• Required task
Collect all lines from the listing that include the string "matplotlib".

• Data segment
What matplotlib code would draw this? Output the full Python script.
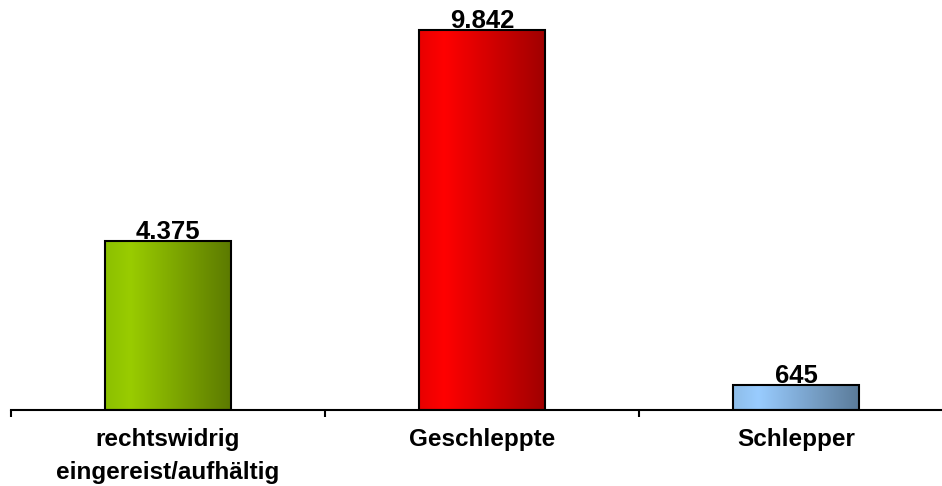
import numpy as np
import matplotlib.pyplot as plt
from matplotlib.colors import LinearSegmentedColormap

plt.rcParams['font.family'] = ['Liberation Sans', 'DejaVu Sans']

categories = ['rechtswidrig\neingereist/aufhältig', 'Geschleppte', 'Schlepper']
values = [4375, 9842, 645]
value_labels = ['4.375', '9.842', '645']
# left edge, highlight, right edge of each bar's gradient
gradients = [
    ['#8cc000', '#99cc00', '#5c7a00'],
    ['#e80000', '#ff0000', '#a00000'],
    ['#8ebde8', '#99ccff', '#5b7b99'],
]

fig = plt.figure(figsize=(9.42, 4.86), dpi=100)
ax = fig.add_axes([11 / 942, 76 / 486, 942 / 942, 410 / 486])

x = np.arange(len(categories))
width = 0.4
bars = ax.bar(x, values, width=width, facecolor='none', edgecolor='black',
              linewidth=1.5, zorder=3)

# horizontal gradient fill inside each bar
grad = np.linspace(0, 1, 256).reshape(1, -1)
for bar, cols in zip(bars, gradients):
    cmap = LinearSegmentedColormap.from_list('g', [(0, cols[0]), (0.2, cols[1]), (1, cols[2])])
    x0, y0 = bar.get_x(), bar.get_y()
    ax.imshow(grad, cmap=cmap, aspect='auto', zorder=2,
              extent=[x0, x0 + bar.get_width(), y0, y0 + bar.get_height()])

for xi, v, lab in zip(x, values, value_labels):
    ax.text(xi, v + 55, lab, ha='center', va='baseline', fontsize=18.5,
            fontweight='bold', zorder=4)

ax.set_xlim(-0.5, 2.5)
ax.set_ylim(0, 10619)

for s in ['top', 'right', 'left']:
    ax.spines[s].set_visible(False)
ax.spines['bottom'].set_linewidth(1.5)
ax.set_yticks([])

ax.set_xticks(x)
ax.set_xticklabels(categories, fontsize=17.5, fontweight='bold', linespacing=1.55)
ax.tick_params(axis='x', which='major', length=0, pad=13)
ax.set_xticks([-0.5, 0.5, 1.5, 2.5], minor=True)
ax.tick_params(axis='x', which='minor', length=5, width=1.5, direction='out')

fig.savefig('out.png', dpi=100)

• Right answer
What matplotlib code would draw this? Output the full Python script.
import matplotlib.pyplot as plt
from matplotlib.colors import LinearSegmentedColormap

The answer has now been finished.